Два сильных момента в начале обещали куда больше, особенно появление Голландца: из морской дымки, в светящемся ореоле возникает, медленно приближаясь, призрачный черный силуэт. Лица не видно, шаги неуверенны, как у любого, кто давно не ступал на твердую почву. На первый взгляд и увертюра с ее могучим звуковым образом морской стихии нашла свой визуальный эквивалент в игре полуабстрактных черно-белых проекций (дизайн Питера Фраэрти). Кроме проекций, тут была и одинокая фигурка в красном платье перед уже упомянутым глазом. Она оказалась танцевальным двойником Сенты (Элисон Клэнси) и начала двигаться со все большей экспрессией и недвусмысленной эротикой в стиле Марты Грэм, что не вязалось с музыкой и в конце концов оказалось и скучно, и ненужно (хореография Кэролин Чо имела тот же эффект и в массовке третьего действия).     

Во время увертюры у кого-то зазвенел телефон, но музыкального руководителя и дирижера спектакля Валерия Гергиева это не сбило, и одну из коронных опер в своем репертуаре (в Мет он ее впервые дирижировал еще в 90-е годы) он провел уверенно, чутко поддерживая певцов, хотя, возможно, с меньшей горячностью, чем в том, давнем «Голландце».  

Между тем в первом действии не сработал вентилятор, который должен был отгонять от Евгения Никитина-Голландца клубы искусственного тумана, ядовитого для голоса.
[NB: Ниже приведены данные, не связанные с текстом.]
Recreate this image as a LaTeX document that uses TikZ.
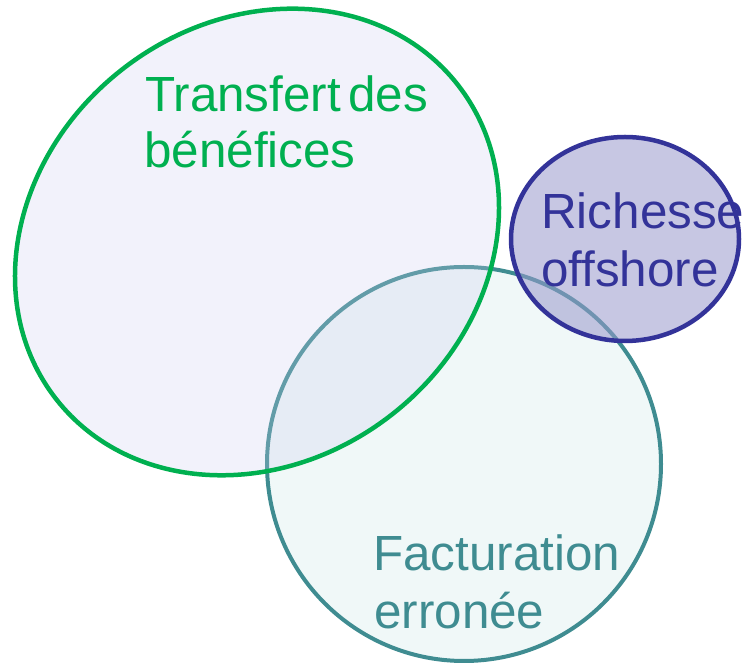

Певец, не раз исполнявший партию Голландца на других сценах и вообще известный ролями в вагнеровских операх (Курвенал в «Тристане», Клингзор в «Парсифале», несколько персонажей «Кольца»), великолепно провел первый монолог, показав и силу и красоту своего мужественного баритонального баса, и отличный немецкий, и точное попадание в образ, но вредные пары сказались: если не в красивейшем дуэте Голландца и Сенты во втором акте, то в финале: было заметно, что голос работает с необычным напряжением.

У Ани Кемпе, также известной своими вагнеровскими ролями, включая Изольду, в роли Сенты проблем не было. Непонятно, почему эта умная певица с ярким сопрано и неординарным мастерством только сейчас дебютирует в Мет. Баллада из второго акта, где Сента рассказывает о   своей одержимости загадочным Голландцем, была незабываема, как и другие сцены с ее участием. Но только в музыкальном отношении: слишком скупо, а порой и неумно режиссура использовала потенциал актрисы и роли.

Великолепен был Сергей Скороходов в роли влюбленного в Сенту охотника Эрика. Еще один «импорт» из Мариинского театра, обладатель звонкого, объемного, теплого тенора, он сделал каждое появление своего героя на сцене музыкальным событием. Опытный немец Франц-Йозеф Зелиг в роли отца Сенты и молодой американец Дэвид Портилло (Рулевой) только усилили общее ощущение того, что музыкальная сторона этого спектакля оказалась сильнее театрально-сценической. 14 марта оперу транслируют в кино.